Solar power in Minnesota just got its biggest jolt ever.
State utility regulators on Thursday directed Xcel Energy to go ahead with three large solar projects that will mean a tenfold increase in the amount of electricity generated from the sun in Minnesota.
The projects are expected to be online in 2016 to qualify for an expiring 30 percent federal solar power tax credit. The largest, called North Star Solar, is a 100-megawatt array planned southeast of North Branch, Minn., by Community Energy, a renewable energy developer based in Radnor, Pa.
"If you look at the entire Midwest this is far and away the biggest," said Community Energy Solar President Eric Blank in an interview.
Its solar panels will cover an estimated 1.25 square miles, about the size of two Lake Calhouns, and its electrical output will be 50 times greater than the state's biggest solar generator, a 2-megawatt array completed two years ago in Slayton, Minn. A megawatt is equal to 1 million watts.

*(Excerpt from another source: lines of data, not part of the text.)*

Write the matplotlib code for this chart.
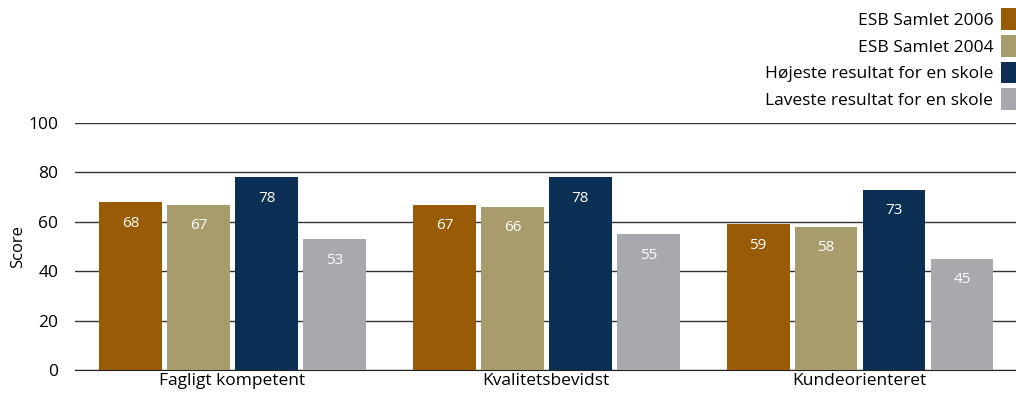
import numpy as np
import matplotlib.pyplot as plt

kategorier = ['Fagligt kompetent', 'Kvalitetsbevidst', 'Kundeorienteret']
serier = ['ESB Samlet 2006', 'ESB Samlet 2004',
          'Højeste resultat for en skole', 'Laveste resultat for en skole']
esb_2006 = [68, 67, 59]
esb_2004 = [67, 66, 58]
hoejeste = [78, 78, 73]
laveste = [53, 55, 45]
farver = ['#9a5b06', '#a99c6c', '#0c2f55', '#a8a9ad']

plt.rcParams['font.family'] = ['Open Sans', 'DejaVu Sans']

fig = plt.figure(figsize=(10.16, 3.98), dpi=100)
ax = fig.add_axes([75 / 1016, 28 / 398, 941 / 1016, 247 / 398])

x = np.arange(len(kategorier))
step = 0.2167
width = 0.2
for i, (navn, vaerdier, farve) in enumerate(zip(serier, [esb_2006, esb_2004, hoejeste, laveste], farver)):
    pos = x + (i - 1.5) * step + 0.003
    ax.bar(pos, vaerdier, width, color=farve, label=navn, zorder=3)
    for px, v in zip(pos, vaerdier):
        ax.annotate(str(v), (px, v), xytext=(0, -21), textcoords='offset pixels',
                    ha='center', va='center', color='white', fontsize=11, zorder=4)

ax.set_xlim(-0.5, 2.5)
ax.set_ylim(0, 100)
ax.set_yticks(range(0, 101, 20))
ax.set_xticks(x)
ax.set_xticklabels(kategorier, fontsize=12.5)
ax.tick_params(axis='y', labelsize=12.5, length=0, pad=12)
ax.tick_params(axis='x', length=0, pad=2)
ax.yaxis.grid(True, color='#333333', linewidth=1, zorder=0)
for s in ['top', 'right', 'left']:
    ax.spines[s].set_visible(False)
ax.spines['bottom'].set_color('#222222')
ax.set_ylabel('Score', fontsize=12)
ax.yaxis.set_label_coords(-0.052, 0.5)

fig.legend(loc='upper right', bbox_to_anchor=(1.004, 0.99), markerfirst=False,
           frameon=False, fontsize=12.5, handlelength=0.85, handleheight=1.55,
           handletextpad=0.45, labelspacing=0.28, borderaxespad=0.0,
           borderpad=0.25, alignment='right')

fig.savefig('out.png', dpi=100)
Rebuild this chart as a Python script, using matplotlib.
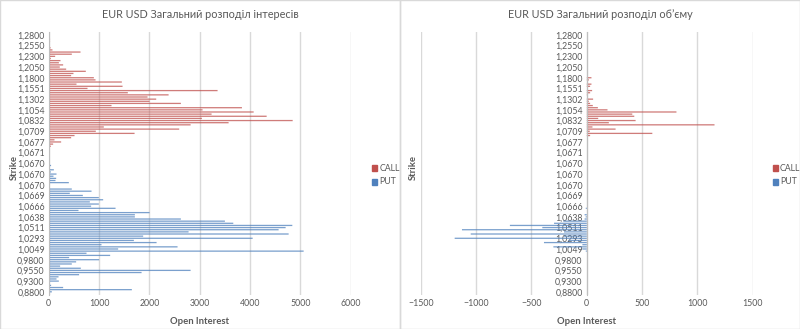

Yet the North Star project almost didn't make the cut. Although it was tentatively chosen by Xcel last October from competitive bids, the Minneapolis-based utility later concluded the project could wait. The other two solar bids — projects to be built near Tracy and Marshall — would be enough for Xcel to meet its state mandate for 1.5 percent of its electricity from solar by 2020, the company said.
Aakash Chandarana, regional vice president of rates and regulatory affairs at Xcel, said it was a "close call" on whether to build two or three solar parks. He said going ahead with all of the projects is cost-effective — at 7.5 cents to 8.5 cents per kilowatt hour — when the reduction in air pollution and carbon dioxide emissions from fossil-fuel plants are considered.
The decision was left to the five-member Minnesota Public Utilities Commission, which unanimously decided to go ahead.